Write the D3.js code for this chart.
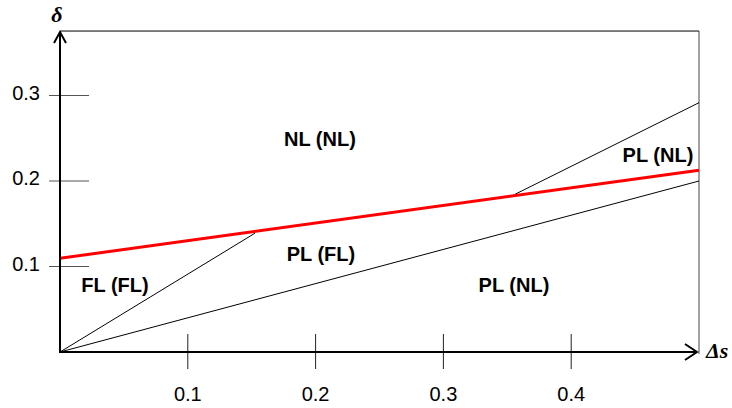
<!DOCTYPE html>
<html>
<head>
<meta charset="utf-8">
<script src="https://cdn.jsdelivr.net/npm/d3@7"></script>
<style>
  html, body { margin: 0; padding: 0; background: #fff; }
  svg { display: block; }
  .tick-label { font-family: "Liberation Sans", Arial, sans-serif; font-size: 20px; fill: #000; }
  .region { font-family: "Liberation Sans", Arial, sans-serif; font-size: 20px; font-weight: bold; fill: #000; }
  .axis-name { font-family: "Liberation Serif", "Times New Roman", serif; font-size: 22px; font-weight: bold; font-style: italic; fill: #000; }
</style>
</head>
<body>
<svg width="732" height="408"></svg>
<script>
var xTicks = [0.1, 0.2, 0.3, 0.4];
var yTicks = [0.1, 0.2, 0.3];

// boundary lines, [Δs, δ]
var redLine = [[0, 0.1096], [0.5, 0.2125]];
var flLine = [[0, 0], [0.1526, 0.139]];
var plLine = [[0, 0], [0.5, 0.2]];
var nlLine = [[0.356, 0.1844], [0.5, 0.2916]];

var regionNames = ["NL (NL)", "FL (FL)", "PL (FL)", "PL (NL)", "PL (NL)"];
var regionX = [0.2034, 0.043, 0.2042, 0.3552, 0.4679];
var regionY = [0.241, 0.0702, 0.1064, 0.0702, 0.2222];

var xMax = 0.5, yTop = 0.3754;

var svg = d3.select("svg");

var x = d3.scaleLinear().domain([0, 0.5]).range([60, 699]);
var y = d3.scaleLinear().domain([0, 0.3]).range([352, 95.5]);

var line = d3.line()
    .x(function(d) { return x(d[0]); })
    .y(function(d) { return y(d[1]); });

// frame top and right
svg.append("line")
    .attr("x1", x(0)).attr("x2", x(xMax))
    .attr("y1", y(yTop)).attr("y2", y(yTop))
    .attr("stroke", "#000").attr("stroke-width", 1);
svg.append("line")
    .attr("x1", x(xMax)).attr("x2", x(xMax))
    .attr("y1", y(yTop)).attr("y2", y(0) + 2)
    .attr("stroke", "#444").attr("stroke-width", 1);

// y ticks
svg.selectAll(".ytick")
  .data(yTicks)
  .enter().append("line")
    .attr("x1", x(0) - 11).attr("x2", x(0) + 29)
    .attr("y1", function(d) { return y(d); })
    .attr("y2", function(d) { return y(d); })
    .attr("stroke", "#555").attr("stroke-width", 1);

svg.selectAll(".ylabel")
  .data(yTicks)
  .enter().append("text")
    .attr("class", "tick-label")
    .attr("x", 40)
    .attr("y", function(d) { return y(d) + 4; })
    .attr("text-anchor", "end")
    .text(function(d) { return d.toFixed(1); });

// x ticks
svg.selectAll(".xtick")
  .data(xTicks)
  .enter().append("line")
    .attr("x1", function(d) { return x(d); })
    .attr("x2", function(d) { return x(d); })
    .attr("y1", y(0) - 18).attr("y2", y(0) + 17)
    .attr("stroke", "#222").attr("stroke-width", 1);

svg.selectAll(".xlabel")
  .data(xTicks)
  .enter().append("text")
    .attr("class", "tick-label")
    .attr("x", function(d) { return x(d); })
    .attr("y", 401)
    .attr("text-anchor", "middle")
    .text(function(d) { return d.toFixed(1); });

// boundary lines
[flLine, plLine, nlLine].forEach(function(seg) {
  svg.append("path")
      .datum(seg)
      .attr("fill", "none")
      .attr("stroke", "#000")
      .attr("stroke-width", 1)
      .attr("d", line);
});

svg.append("path")
    .datum(redLine)
    .attr("fill", "none")
    .attr("stroke", "#ff0000")
    .attr("stroke-width", 3)
    .attr("d", line);

// axes with arrows
var ox = x(0), oy = y(0);
svg.append("line")
    .attr("x1", ox).attr("x2", ox)
    .attr("y1", oy + 1).attr("y2", y(yTop) + 1)
    .attr("stroke", "#000").attr("stroke-width", 2);
svg.append("path")
    .attr("d", "M" + (ox - 6) + "," + (y(yTop) + 12) + "L" + ox + "," + (y(yTop) + 1) + "L" + (ox + 6) + "," + (y(yTop) + 12))
    .attr("fill", "none").attr("stroke", "#000").attr("stroke-width", 2);

svg.append("line")
    .attr("x1", ox - 1).attr("x2", x(xMax) - 2)
    .attr("y1", oy).attr("y2", oy)
    .attr("stroke", "#000").attr("stroke-width", 2);
svg.append("path")
    .attr("d", "M" + (x(xMax) - 14) + "," + (oy - 8) + "L" + (x(xMax) - 2) + "," + oy + "L" + (x(xMax) - 14) + "," + (oy + 8))
    .attr("fill", "none").attr("stroke", "#000").attr("stroke-width", 2);

svg.append("text")
    .attr("class", "axis-name")
    .attr("x", ox - 3)
    .attr("y", 22)
    .attr("text-anchor", "middle")
    .text("δ");

svg.append("text")
    .attr("class", "axis-name")
    .attr("x", 706)
    .attr("y", 358)
    .text("Δs");

// region labels
svg.selectAll(".region")
  .data(regionNames)
  .enter().append("text")
    .attr("class", "region")
    .attr("x", function(d, i) { return x(regionX[i]); })
    .attr("y", function(d, i) { return y(regionY[i]); })
    .attr("text-anchor", "middle")
    .text(function(d) { return d; });
</script>
</body>
</html>
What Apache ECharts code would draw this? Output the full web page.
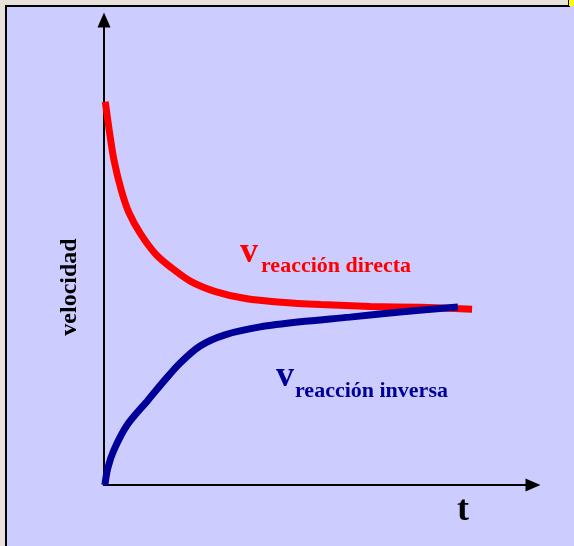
<!DOCTYPE html>
<html>
<head>
<meta charset="utf-8">
<script src="https://cdn.jsdelivr.net/npm/echarts@6/dist/echarts.min.js"></script>
<style>
html,body{margin:0;padding:0;background:#E6E2DA;}
#chart{width:574px;height:546px;}
</style>
</head>
<body>
<div id="chart"></div>
<script>
// Time values (arbitrary units) and velocities
const redT = [0.3, 1.2, 2.3, 4.0, 5.8, 8.6, 12.1, 15.6, 20.2, 26.0, 33.0, 41.2, 50.5, 62.1, 73.7, 85.8];
const redV = [82.4, 76.4, 70.0, 63.5, 58.6, 53.9, 49.6, 46.8, 43.8, 41.6, 40.1, 39.3, 38.8, 38.4, 38.2, 37.8];
const blueT = [0.2, 0.9, 2.3, 5.4, 10.3, 14.2, 17.7, 22.4, 28.2, 36.4, 45.7, 57.3, 69.0, 82.5];
const blueV = [0.0, 3.7, 7.5, 12.9, 18.3, 22.6, 26.2, 29.9, 32.3, 34.0, 35.1, 36.1, 37.2, 38.3];
const yName = 'velocidad';
const xName = 't';
const redLabel = ['v', 'reacción directa'];
const blueLabel = ['v', 'reacción inversa'];

const redData = redT.map((t, i) => [t, redV[i]]);
const blueData = blueT.map((t, i) => [t, blueV[i]]);

const chart = echarts.init(document.getElementById('chart'));
const serif = "'Liberation Serif','DejaVu Serif',serif";
const axisCommon = {
  type: 'value', min: 0, max: 100,
  axisLabel: {show: false}, axisTick: {show: false}, splitLine: {show: false},
  axisLine: {show: true, onZero: false, symbol: ['none', 'triangle'], symbolSize: [13, 15],
    lineStyle: {color: '#000', width: 2}}
};
chart.setOption({
  backgroundColor: 'transparent',
  animation: false,
  grid: {left: 104, right: 41, top: 20, bottom: 61},
  xAxis: Object.assign({}, axisCommon),
  yAxis: Object.assign({}, axisCommon),
  graphic: [
    {type: 'rect', z: -20, shape: {x: 7, y: 6, width: 570, height: 545}, style: {fill: '#CCCCFF'}},
    {type: 'rect', z: -19, shape: {x: 5, y: 5, width: 565, height: 2}, style: {fill: '#000'}},
    {type: 'rect', z: -19, shape: {x: 5, y: 5, width: 2, height: 545}, style: {fill: '#000'}},
    {type: 'rect', z: -19, shape: {x: 569, y: 0, width: 5, height: 6}, style: {fill: '#FFFF00'}},
    {type: 'rect', z: -19, shape: {x: 568, y: 0, width: 1, height: 6}, style: {fill: '#000'}},
    {type: 'text', z: 10, x: 240, y: 253, style: {text: redLabel[0], font: 'bold 36px ' + serif, fill: '#FF0000', align: 'left', verticalAlign: 'middle'}},
    {type: 'text', z: 10, x: 261, y: 266, style: {text: redLabel[1], font: 'bold 22px ' + serif, fill: '#FF0000', align: 'left', verticalAlign: 'middle'}},
    {type: 'text', z: 10, x: 276, y: 377, style: {text: blueLabel[0], font: 'bold 36px ' + serif, fill: '#000099', align: 'left', verticalAlign: 'middle'}},
    {type: 'text', z: 10, x: 295, y: 391, style: {text: blueLabel[1], font: 'bold 22px ' + serif, fill: '#000099', align: 'left', verticalAlign: 'middle'}},
    {type: 'text', z: 10, x: 457, y: 511, style: {text: xName, font: 'bold 36px ' + serif, fill: '#000', align: 'left', verticalAlign: 'middle'}},
    {type: 'text', z: 10, x: 70, y: 287, rotation: Math.PI / 2, style: {text: yName, font: 'bold 24px ' + serif, fill: '#000', align: 'center', verticalAlign: 'middle'}}
  ],
  series: [
    {type: 'line', data: redData, smooth: 0.3, showSymbol: false, z: 3,
      lineStyle: {color: '#FF0000', width: 7, cap: 'butt'}},
    {type: 'line', data: blueData, smooth: 0.3, showSymbol: false, z: 4,
      lineStyle: {color: '#000099', width: 7, cap: 'butt'}}
  ]
});
</script>
</body>
</html>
....
* _EXERCISE INSTRUCTIONS_
Pull out every line in the material above where "code" occurs.

* _CORRECT RESPONSE_
Write the D3.js code for this chart.
What Apache ECharts code would draw this? Output the full web page.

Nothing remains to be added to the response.